Within that context, it is interesting to read of his incomprehension why anyone would leave the comforts “of the world” to live an inconvenient life of ascetic austerity on a mountain. All of this would be exacerbated by the Athonite ways of being on the Julian Calendar, reckoning time on a clock by Byzantine time, waking up at 2:45 am for church services, eating simplest meatless meals, and laboring at menial tasks around the monastery grounds while repeating all of the above day after day. Yet, within this routine of simplicity, he would come to be impressed and influenced by the interesting personalities of the monks who inhabited the twenty official monasteries and the multitude of other sketes (monastic communities, but not strictly an official monastic community).
In reading through McKinney’s book, it is more than a travelogue of hiking on a northern Greek peninsula which is sprinkled with monasteries. Rather, it is a spiritual chronicle of the journey of a man from a place in his life typified by secular religious nominalism into a vibrant encounter with the Divine. The author sees the world through an existential lens during its opening story narrative and gradually through a course of perceived miraculous events retools the author’s vision into a transcendental perspective.
To be sure, McKinney in this book gives tips on hiking the Holy Mountain of Athos. He even gives details about Athonite cuisine which is non-red meat, non-poultry meat, and non-pork. Foods on their regular dietary menu include gigantes (giant beans); in fact, he dedicates a whole chapter entitiled “I Love Gigantes.” These, however, seem peripheral to the essence of the literary work itself. This work is more a spiritual journal more than anything else.

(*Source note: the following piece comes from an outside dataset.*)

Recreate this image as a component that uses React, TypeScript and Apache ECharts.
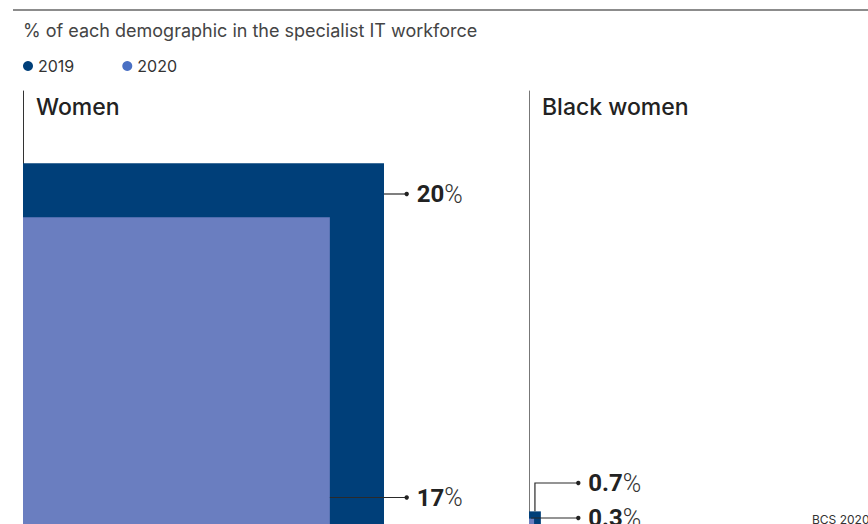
import React, { useEffect, useRef } from "react";
import * as echarts from "echarts";

const panels = ["Women", "Black women"];
const years = ["2019", "2020"];
const values2019 = [20, 0.7];
const values2020 = [17, 0.3];
const subtitle = "% of each demographic in the specialist IT workforce";
const source = "BCS 2020";

const COLORS = ["#003f79", "#6a7ec0"];
const LEGEND_COLORS = ["#003f79", "#4a70c4"];
// layout: label height above panel bottom (px) per panel / year, and dot x offset from panel left
const LABEL_OFFSET = [
  [330, 26.5],
  [41, 6],
];
const DOT_X = [383.7, 49.3];
const GRID_LEFT = [23, 529];
const AXIS_COLOR = ["#333", "#777"];

const FONT = "Inter, 'Noto Sans', sans-serif";
const NUM_FONT = "Roboto, 'Noto Sans', sans-serif";

function makeRender(panel: number, yearIdx: number) {
  return (params: any, api: any) => {
    const v = api.value(0);
    const origin = api.coord([0, 0]);
    const corner = api.coord([v, v]);
    const left = origin[0];
    const bottom = origin[1];
    const right = corner[0];
    const top = corner[1];
    const labelY = bottom - LABEL_OFFSET[panel][yearIdx];
    const dotX = left + DOT_X[panel];
    let pts: number[][];
    if (labelY < top) {
      const cx = (left + right) / 2;
      pts = [
        [cx, top],
        [cx, labelY],
        [dotX, labelY],
      ];
    } else {
      pts = [
        [right, labelY],
        [dotX, labelY],
      ];
    }
    return {
      type: "group",
      children: [
        {
          type: "rect",
          shape: { x: left, y: top, width: right - left, height: bottom - top },
          style: { fill: COLORS[yearIdx] },
        },
        {
          type: "polyline",
          shape: { points: pts },
          style: { stroke: "#2a2a2a", lineWidth: 1.2, fill: null },
        },
        {
          type: "circle",
          shape: { cx: dotX, cy: labelY, r: 2.2 },
          style: { fill: "#222" },
        },
        {
          type: "text",
          x: dotX + 10,
          y: labelY,
          style: {
            text: `{b|${String(v)}}{p|%}`,
            verticalAlign: "middle",
            align: "left",
            rich: {
              b: { fontSize: 24, fontWeight: "bold", fontFamily: NUM_FONT, fill: "#222", color: "#222" },
              p: { fontSize: 25, fontWeight: 300, fontFamily: NUM_FONT, fill: "#333", color: "#333" },
            },
          },
        },
      ],
    };
  };
}

export default function App() {
  const ref = useRef<HTMLDivElement>(null);
  useEffect(() => {
    if (!ref.current) return;
    const chart = echarts.init(ref.current, undefined, { renderer: "svg" });
    const grids = panels.map((_, i) => ({
      left: GRID_LEFT[i],
      top: 91,
      width: 361,
      height: 433,
      containLabel: false,
    }));
    const xAxes = panels.map((_, i) => ({
      type: "value",
      gridIndex: i,
      min: 0,
      max: 20,
      show: false,
    }));
    const yAxes = panels.map((_, i) => ({
      type: "value",
      gridIndex: i,
      min: 0,
      max: 24,
      offset: 1,
      axisLine: { show: true, lineStyle: { color: AXIS_COLOR[i], width: 1 } },
      axisTick: { show: false },
      axisLabel: { show: false },
      splitLine: { show: false },
    }));
    const series: any[] = [];
    years.forEach((year, yi) => {
      const vals = yi === 0 ? values2019 : values2020;
      panels.forEach((_, pi) => {
        series.push({
          type: "custom",
          name: year,
          xAxisIndex: pi,
          yAxisIndex: pi,
          clip: false,
          itemStyle: { color: COLORS[yi] },
          renderItem: makeRender(pi, yi),
          data: [[vals[pi], vals[pi]]],
          z: 2 + yi,
        });
      });
    });
    chart.setOption({
      animation: false,
      grid: grids,
      xAxis: xAxes,
      yAxis: yAxes,
      legend: {
        left: 18,
        top: 53,
        icon: "circle",
        itemWidth: 10,
        itemHeight: 10,
        itemGap: 48,
        textStyle: { fontFamily: FONT, fontSize: 16, color: "#333" },
        data: years.map((y, i) => ({ name: y, itemStyle: { color: LEGEND_COLORS[i] } })),
        selectedMode: false,
      },
      graphic: [
        {
          type: "line",
          shape: { x1: 13, y1: 10, x2: 868, y2: 10 },
          style: { stroke: "#666", lineWidth: 1.5 },
        },
        {
          type: "text",
          x: 23,
          y: 30,
          style: {
            text: subtitle,
            fontFamily: FONT,
            fontSize: 18,
            fill: "#444",
            verticalAlign: "middle",
          },
        },
        ...panels.map((p, i) => ({
          type: "text",
          x: GRID_LEFT[i] + 13,
          y: 107,
          style: {
            text: p,
            fontFamily: FONT,
            fontSize: 23,
            fontWeight: 500,
            fill: "#222",
            verticalAlign: "middle",
          },
        })),
        {
          type: "text",
          x: 812,
          y: 519,
          style: {
            text: source,
            fontFamily: FONT,
            fontSize: 12,
            fill: "#333",
            verticalAlign: "middle",
          },
        },
      ],
      series,
    });
    return () => chart.dispose();
  }, []);
  return (
    <div
      ref={ref}
      style={{ position: "fixed", left: 0, top: 0, width: 868, height: 524, background: "#fff" }}
    />
  );
}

McKinney sees Divine Providence as the architect of who had been placed in his life during this trip to Mt. Athos. Whether it be, the various monastics or a fellow pilgrim such as the pious Spiro, he is affected to the very core of his being by this experience. McKinney sees the Hand of God in the placing of these certain individuals in his life to redirect his path as it were.
McKinney relates eloquently about the images of sacred art that he at one time approached with aesthetic appreciation, but would later come to view them in transcendent terms. An example of this is his description of the breathtaking thirteenth-century iconographer Manuel Panselinos’ frescoes in the Protaton Church in Karyes which is the oldest church on Mt. Athos. In it in particular is Panselinos’ “Resurrection of Christ” iconic wall mural. McKinney writes, “Particularly mind-blowing is the way he painted the Resurrection. Jesus stands atop the broken doors of hell, its capacity to imprison souls now demolished; the keys to hell are wrecked. Looking way more powerful than any commando who’s kicked down a door to a terrorist stronghold and rescued hostages. Jesus leans forward to take Adam and Eve by the hand to lead them, to lead all humanity, out of the abyss.”

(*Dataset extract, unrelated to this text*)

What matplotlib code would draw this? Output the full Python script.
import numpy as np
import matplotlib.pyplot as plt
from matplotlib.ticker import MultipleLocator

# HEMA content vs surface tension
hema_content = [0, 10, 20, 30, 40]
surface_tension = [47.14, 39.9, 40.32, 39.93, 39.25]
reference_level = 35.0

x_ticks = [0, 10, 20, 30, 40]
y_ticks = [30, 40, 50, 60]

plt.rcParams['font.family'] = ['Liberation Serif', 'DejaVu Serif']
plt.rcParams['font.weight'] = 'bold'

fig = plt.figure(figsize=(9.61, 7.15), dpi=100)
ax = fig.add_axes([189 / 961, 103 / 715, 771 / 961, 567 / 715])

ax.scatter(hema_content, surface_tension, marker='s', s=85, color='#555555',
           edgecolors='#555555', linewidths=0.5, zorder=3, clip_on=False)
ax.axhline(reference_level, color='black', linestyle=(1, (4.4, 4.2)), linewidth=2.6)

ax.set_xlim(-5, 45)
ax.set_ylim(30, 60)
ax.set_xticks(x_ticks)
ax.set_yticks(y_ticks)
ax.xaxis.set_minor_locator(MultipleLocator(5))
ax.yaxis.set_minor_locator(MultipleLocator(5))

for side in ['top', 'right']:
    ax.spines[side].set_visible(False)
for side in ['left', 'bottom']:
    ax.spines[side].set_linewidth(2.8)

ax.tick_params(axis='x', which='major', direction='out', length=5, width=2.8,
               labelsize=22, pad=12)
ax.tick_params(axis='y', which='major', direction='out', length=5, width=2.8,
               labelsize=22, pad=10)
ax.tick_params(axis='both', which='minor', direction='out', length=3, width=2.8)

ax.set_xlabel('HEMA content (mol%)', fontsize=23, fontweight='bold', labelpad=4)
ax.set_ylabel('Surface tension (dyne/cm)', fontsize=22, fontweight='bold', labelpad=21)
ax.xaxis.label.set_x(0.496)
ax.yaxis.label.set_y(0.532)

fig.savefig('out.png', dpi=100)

In spite of McKinney’s very limited Greek language proficiency skills, through the help of interpreters and basic human communication, he comes to understand the spiritual significance of “The Garden of the Virgin Mary” as Mt. Athos is known since no woman is said to have stepped foot on the peninsula in over a thousand years. Thus, Mt. Athos remains dedicated and devoted to the veneration of the Virgin Mary.
The author is also impacted by the accounts of personal holiness on the Holy Mountain. He is told of the story of the life of the Elder St. Paisios who died in the early 1990s. MaKinney writes about St. Paisios, “Elder Paisios became known on and off the mountain for his piety and wise counsel. He became a beacon of light for those in spiritual darkness, and legions of men walked down the trail to his hermitage to see him. By day he received the suffering men, counseled them on their mental, physical and spiritual illnesses, their broken marriages, their addictions to drugs and alcohol. He gave advice, emptied them of their pain and sorrows, filled them with hope and love for God. By night he prayed, long spiritual vigils that left him only two or three hours of sleep. Along with his full-time counseling practice, Elder Paisios made metal icons of the Theotokos. He gave these icons of the Holy Mother to visitors as a blessing and wrote books of wisdom, compiled into thick treasuries of his work.”

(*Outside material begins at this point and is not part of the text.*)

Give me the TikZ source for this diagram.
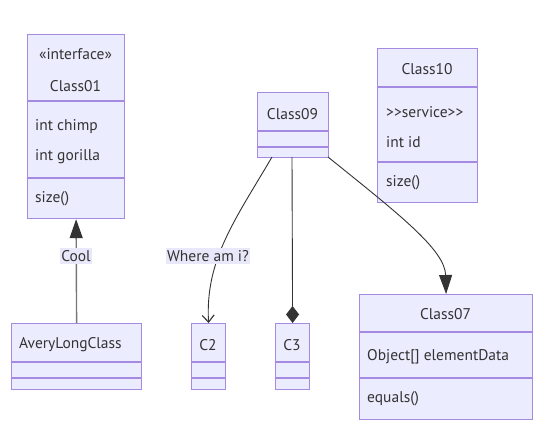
\documentclass[tikz,border=0pt]{standalone}
\usepackage{fontspec}
\setmainfont{PT Sans}[Ligatures=TeXOff]
\usetikzlibrary{arrows.meta}
\definecolor{umlstroke}{HTML}{A58AE3}
\definecolor{umlfill}{HTML}{ECECFF}
\definecolor{textc}{HTML}{333333}
\definecolor{edgec}{HTML}{333333}
\definecolor{edgegray}{HTML}{777777}
\definecolor{labelbg}{HTML}{E8E8FA}
\tikzset{
  cls/.style={draw=umlstroke, fill=umlfill, line width=1.2pt, inner sep=0pt, anchor=north west},
  divline/.style={draw=umlstroke, line width=1.2pt},
  txt/.style={text=textc, font=\fontsize{15.5}{18}\selectfont, inner sep=0pt},
  ltxt/.style={txt, anchor=west},
  edgelab/.style={txt, fill=labelbg, inner xsep=1pt, inner ysep=2pt},
  conn/.style={draw=edgec, line width=0.9pt},
}
\begin{document}
\begin{tikzpicture}[x=1pt,y=-1pt]
\useasboundingbox (0,0) rectangle (548,442);
% Class01
\node[cls, minimum width=97pt, minimum height=184pt] (c01) at (27,34) {};
\draw[divline] (27,101) -- (124,101);
\draw[divline] (27,178) -- (124,178);
\node[txt] (c01s) at (75.5,54) {«interface»};
\node[txt] (c01n) at (75.5,86) {Class01};
\node[ltxt] (c01a) at (35,127) {int chimp};
\node[ltxt] (c01b) at (35,157) {int gorilla};
\node[ltxt] (c01m) at (35,199) {size()};
% Class09
\node[cls, minimum width=71pt, minimum height=65pt] (c09) at (257,92) {};
\draw[divline] (257,131) -- (328,131);
\draw[divline] (257,147) -- (328,147);
\node[txt] (c09n) at (292.5,114) {Class09};
% Class10
\node[cls, minimum width=100pt, minimum height=154pt] (c10) at (377,48) {};
\draw[divline] (377,87) -- (477,87);
\draw[divline] (377,162) -- (477,162);
\node[txt] (c10n) at (427,69) {Class10};
\node[ltxt] (c10s) at (386,112) {>>service>>};
\node[ltxt] (c10a) at (386,142) {int id};
\node[ltxt] (c10m) at (386,183) {size()};
% AveryLongClass
\node[cls, minimum width=130pt, minimum height=66pt] (alc) at (11,323) {};
\draw[divline] (11,362) -- (141,362);
\draw[divline] (11,378) -- (141,378);
\node[ltxt] (alcn) at (19,345) {AveryLongClass};
% C2
\node[cls, minimum width=34pt, minimum height=66pt] (c2) at (191,323) {};
\draw[divline] (191,362) -- (225,362);
\draw[divline] (191,378) -- (225,378);
\node[txt] (c2n) at (208,345) {C2};
% C3
\node[cls, minimum width=34pt, minimum height=66pt] (c3) at (275,323) {};
\draw[divline] (275,362) -- (309,362);
\draw[divline] (275,378) -- (309,378);
\node[txt] (c3n) at (292,345) {C3};
% Class07
\node[cls, minimum width=173pt, minimum height=125pt] (c07) at (359,294) {};
\draw[divline] (359,332) -- (532,332);
\draw[divline] (359,378) -- (532,378);
\node[txt] (c07n) at (445.5,314) {Class07};
\node[ltxt] (c07a) at (367,357) {Object[] elementData};
\node[ltxt] (c07m) at (367,399) {equals()};
% connectors
\coordinate (s2) at (272,157);
\coordinate (s3) at (292,157);
\coordinate (s4) at (328,157);
\draw[draw=edgegray, line width=1.4pt, -{Triangle[width=13pt,length=19pt,color=edgec]}] (alc.north) -- (c01.south);
\node[edgelab] (lcool) at (76,256) {Cool};
\draw[conn, -{Straight Barb[width=12pt,length=7pt,line width=1.1pt]}] (s2) .. controls (235,220) and (205,260) .. (c2.north);
\node[edgelab] (lwhere) at (208,256) {Where am i?};
\draw[conn, -{Diamond[width=13pt,length=17pt]}] (s3) -- (c3.north);
\draw[conn, -{Triangle[width=13pt,length=19pt]}] (s4) .. controls (400,215) and (445,250) .. (c07.north);
\end{tikzpicture}
\end{document}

These are not the only transformations which take place in the life of McKinney. An Athonite monk would prophesy to him that if he prayed to St. Anna the Mother of the Theotokos that through her intercession to Christ that the McKinneys would be blessed with becoming parents of a son whom they should name Daniel. Through as series of seemingly Providential events through the gift of adoption that is exactly what happened.
McKinney’s book is at times long in the details of his perception of Athonite experience and how that impacted his life. Yet, it is precisely in that painstaking detail that we find the value of this work. As I previously mentioned, this is more of a spiritual journal more than anything else. It is well-worth the time it takes to read it whether one is an Eastern Orthodox Christian or not. It really speaks to the place of an ancient expression of Christianity and how it relates to the ever-changing complexities of modern-day life. I recommend this book to be added to your worthwhile reading list.
I close with McKinney’s own words, “We can find the Holy Spirit in a prayer, at the top of a mountain, or at the center of an icon. The Holy Spirit leads us, and we follow, on the trail between earth and heaven. The saints, the holy men and women in the icons, are our trail companions, our friends who help us along the way. They show us that we never hike alone.”